The listing beneath should be written out in full, exactly as shown.
-----
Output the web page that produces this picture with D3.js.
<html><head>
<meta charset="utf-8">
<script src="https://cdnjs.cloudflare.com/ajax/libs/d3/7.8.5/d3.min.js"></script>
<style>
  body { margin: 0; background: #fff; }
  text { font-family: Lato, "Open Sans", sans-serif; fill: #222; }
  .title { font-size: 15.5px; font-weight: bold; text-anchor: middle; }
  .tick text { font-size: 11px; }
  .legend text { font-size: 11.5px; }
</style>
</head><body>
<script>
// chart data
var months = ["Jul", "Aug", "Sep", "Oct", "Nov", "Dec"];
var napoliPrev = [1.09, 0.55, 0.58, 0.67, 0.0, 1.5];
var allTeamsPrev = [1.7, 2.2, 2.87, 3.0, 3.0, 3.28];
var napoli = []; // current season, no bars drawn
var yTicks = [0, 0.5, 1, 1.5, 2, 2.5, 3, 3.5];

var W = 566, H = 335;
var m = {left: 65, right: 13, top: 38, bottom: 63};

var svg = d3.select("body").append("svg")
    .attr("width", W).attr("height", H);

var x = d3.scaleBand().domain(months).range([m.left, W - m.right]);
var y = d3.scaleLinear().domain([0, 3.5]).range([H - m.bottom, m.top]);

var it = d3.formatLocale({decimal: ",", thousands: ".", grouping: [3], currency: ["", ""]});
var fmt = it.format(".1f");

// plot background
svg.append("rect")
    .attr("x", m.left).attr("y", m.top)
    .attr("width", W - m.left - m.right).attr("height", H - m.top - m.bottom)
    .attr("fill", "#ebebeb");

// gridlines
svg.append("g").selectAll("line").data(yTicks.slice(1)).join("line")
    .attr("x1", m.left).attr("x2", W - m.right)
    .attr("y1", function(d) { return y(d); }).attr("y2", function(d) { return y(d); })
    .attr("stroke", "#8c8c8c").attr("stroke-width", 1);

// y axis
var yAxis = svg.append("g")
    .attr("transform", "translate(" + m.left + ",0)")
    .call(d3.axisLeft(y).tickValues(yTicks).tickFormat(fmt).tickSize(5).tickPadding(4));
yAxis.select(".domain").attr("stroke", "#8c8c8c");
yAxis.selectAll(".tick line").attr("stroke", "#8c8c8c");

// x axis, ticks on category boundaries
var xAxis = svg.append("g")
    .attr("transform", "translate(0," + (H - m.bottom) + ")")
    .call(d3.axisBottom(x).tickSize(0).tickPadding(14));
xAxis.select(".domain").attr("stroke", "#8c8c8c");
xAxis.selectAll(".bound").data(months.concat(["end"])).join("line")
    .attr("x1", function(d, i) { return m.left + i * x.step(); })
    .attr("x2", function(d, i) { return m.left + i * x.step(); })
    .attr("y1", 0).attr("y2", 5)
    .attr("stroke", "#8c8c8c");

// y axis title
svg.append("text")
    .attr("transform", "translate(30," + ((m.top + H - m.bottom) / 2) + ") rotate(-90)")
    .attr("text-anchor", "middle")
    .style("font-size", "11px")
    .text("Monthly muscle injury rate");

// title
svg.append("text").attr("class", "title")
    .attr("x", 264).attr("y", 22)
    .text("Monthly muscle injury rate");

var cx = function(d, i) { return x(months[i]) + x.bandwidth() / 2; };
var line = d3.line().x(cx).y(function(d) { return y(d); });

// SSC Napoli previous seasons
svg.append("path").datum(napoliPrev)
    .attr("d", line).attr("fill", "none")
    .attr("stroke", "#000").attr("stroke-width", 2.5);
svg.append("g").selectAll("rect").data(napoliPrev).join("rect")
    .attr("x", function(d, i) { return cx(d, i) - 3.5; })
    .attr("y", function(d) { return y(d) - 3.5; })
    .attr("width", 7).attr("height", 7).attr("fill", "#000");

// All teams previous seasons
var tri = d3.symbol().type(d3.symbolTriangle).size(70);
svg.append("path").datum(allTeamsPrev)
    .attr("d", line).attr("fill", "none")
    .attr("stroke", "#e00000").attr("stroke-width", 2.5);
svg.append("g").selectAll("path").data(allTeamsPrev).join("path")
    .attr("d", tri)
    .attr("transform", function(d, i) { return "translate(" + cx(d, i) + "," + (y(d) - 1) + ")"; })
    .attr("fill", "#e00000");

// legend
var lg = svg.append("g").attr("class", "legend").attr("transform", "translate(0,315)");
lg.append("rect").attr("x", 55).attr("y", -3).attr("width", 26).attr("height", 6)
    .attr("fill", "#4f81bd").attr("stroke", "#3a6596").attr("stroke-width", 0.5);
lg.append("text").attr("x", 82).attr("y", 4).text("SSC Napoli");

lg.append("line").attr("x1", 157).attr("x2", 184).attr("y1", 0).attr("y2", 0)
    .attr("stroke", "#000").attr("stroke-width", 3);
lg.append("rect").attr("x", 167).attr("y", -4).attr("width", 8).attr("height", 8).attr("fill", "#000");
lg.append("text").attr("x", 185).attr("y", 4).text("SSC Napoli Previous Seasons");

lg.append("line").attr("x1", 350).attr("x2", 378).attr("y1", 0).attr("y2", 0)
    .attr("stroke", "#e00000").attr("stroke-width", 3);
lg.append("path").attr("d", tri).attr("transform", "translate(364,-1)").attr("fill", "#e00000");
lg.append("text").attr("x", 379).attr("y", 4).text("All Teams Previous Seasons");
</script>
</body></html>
-----
• _Response below_
Output the web page that produces this picture with D3.js.
<html><head>
<meta charset="utf-8">
<script src="https://cdnjs.cloudflare.com/ajax/libs/d3/7.8.5/d3.min.js"></script>
<style>
  body { margin: 0; background: #fff; }
  text { font-family: Lato, "Open Sans", sans-serif; fill: #222; }
  .title { font-size: 15.5px; font-weight: bold; text-anchor: middle; }
  .tick text { font-size: 11px; }
  .legend text { font-size: 11.5px; }
</style>
</head><body>
<script>
// chart data
var months = ["Jul", "Aug", "Sep", "Oct", "Nov", "Dec"];
var napoliPrev = [1.09, 0.55, 0.58, 0.67, 0.0, 1.5];
var allTeamsPrev = [1.7, 2.2, 2.87, 3.0, 3.0, 3.28];
var napoli = []; // current season, no bars drawn
var yTicks = [0, 0.5, 1, 1.5, 2, 2.5, 3, 3.5];

var W = 566, H = 335;
var m = {left: 65, right: 13, top: 38, bottom: 63};

var svg = d3.select("body").append("svg")
    .attr("width", W).attr("height", H);

var x = d3.scaleBand().domain(months).range([m.left, W - m.right]);
var y = d3.scaleLinear().domain([0, 3.5]).range([H - m.bottom, m.top]);

var it = d3.formatLocale({decimal: ",", thousands: ".", grouping: [3], currency: ["", ""]});
var fmt = it.format(".1f");

// plot background
svg.append("rect")
    .attr("x", m.left).attr("y", m.top)
    .attr("width", W - m.left - m.right).attr("height", H - m.top - m.bottom)
    .attr("fill", "#ebebeb");

// gridlines
svg.append("g").selectAll("line").data(yTicks.slice(1)).join("line")
    .attr("x1", m.left).attr("x2", W - m.right)
    .attr("y1", function(d) { return y(d); }).attr("y2", function(d) { return y(d); })
    .attr("stroke", "#8c8c8c").attr("stroke-width", 1);

// y axis
var yAxis = svg.append("g")
    .attr("transform", "translate(" + m.left + ",0)")
    .call(d3.axisLeft(y).tickValues(yTicks).tickFormat(fmt).tickSize(5).tickPadding(4));
yAxis.select(".domain").attr("stroke", "#8c8c8c");
yAxis.selectAll(".tick line").attr("stroke", "#8c8c8c");

// x axis, ticks on category boundaries
var xAxis = svg.append("g")
    .attr("transform", "translate(0," + (H - m.bottom) + ")")
    .call(d3.axisBottom(x).tickSize(0).tickPadding(14));
xAxis.select(".domain").attr("stroke", "#8c8c8c");
xAxis.selectAll(".bound").data(months.concat(["end"])).join("line")
    .attr("x1", function(d, i) { return m.left + i * x.step(); })
    .attr("x2", function(d, i) { return m.left + i * x.step(); })
    .attr("y1", 0).attr("y2", 5)
    .attr("stroke", "#8c8c8c");

// y axis title
svg.append("text")
    .attr("transform", "translate(30," + ((m.top + H - m.bottom) / 2) + ") rotate(-90)")
    .attr("text-anchor", "middle")
    .style("font-size", "11px")
    .text("Monthly muscle injury rate");

// title
svg.append("text").attr("class", "title")
    .attr("x", 264).attr("y", 22)
    .text("Monthly muscle injury rate");

var cx = function(d, i) { return x(months[i]) + x.bandwidth() / 2; };
var line = d3.line().x(cx).y(function(d) { return y(d); });

// SSC Napoli previous seasons
svg.append("path").datum(napoliPrev)
    .attr("d", line).attr("fill", "none")
    .attr("stroke", "#000").attr("stroke-width", 2.5);
svg.append("g").selectAll("rect").data(napoliPrev).join("rect")
    .attr("x", function(d, i) { return cx(d, i) - 3.5; })
    .attr("y", function(d) { return y(d) - 3.5; })
    .attr("width", 7).attr("height", 7).attr("fill", "#000");

// All teams previous seasons
var tri = d3.symbol().type(d3.symbolTriangle).size(70);
svg.append("path").datum(allTeamsPrev)
    .attr("d", line).attr("fill", "none")
    .attr("stroke", "#e00000").attr("stroke-width", 2.5);
svg.append("g").selectAll("path").data(allTeamsPrev).join("path")
    .attr("d", tri)
    .attr("transform", function(d, i) { return "translate(" + cx(d, i) + "," + (y(d) - 1) + ")"; })
    .attr("fill", "#e00000");

// legend
var lg = svg.append("g").attr("class", "legend").attr("transform", "translate(0,315)");
lg.append("rect").attr("x", 55).attr("y", -3).attr("width", 26).attr("height", 6)
    .attr("fill", "#4f81bd").attr("stroke", "#3a6596").attr("stroke-width", 0.5);
lg.append("text").attr("x", 82).attr("y", 4).text("SSC Napoli");

lg.append("line").attr("x1", 157).attr("x2", 184).attr("y1", 0).attr("y2", 0)
    .attr("stroke", "#000").attr("stroke-width", 3);
lg.append("rect").attr("x", 167).attr("y", -4).attr("width", 8).attr("height", 8).attr("fill", "#000");
lg.append("text").attr("x", 185).attr("y", 4).text("SSC Napoli Previous Seasons");

lg.append("line").attr("x1", 350).attr("x2", 378).attr("y1", 0).attr("y2", 0)
    .attr("stroke", "#e00000").attr("stroke-width", 3);
lg.append("path").attr("d", tri).attr("transform", "translate(364,-1)").attr("fill", "#e00000");
lg.append("text").attr("x", 379).attr("y", 4).text("All Teams Previous Seasons");
</script>
</body></html>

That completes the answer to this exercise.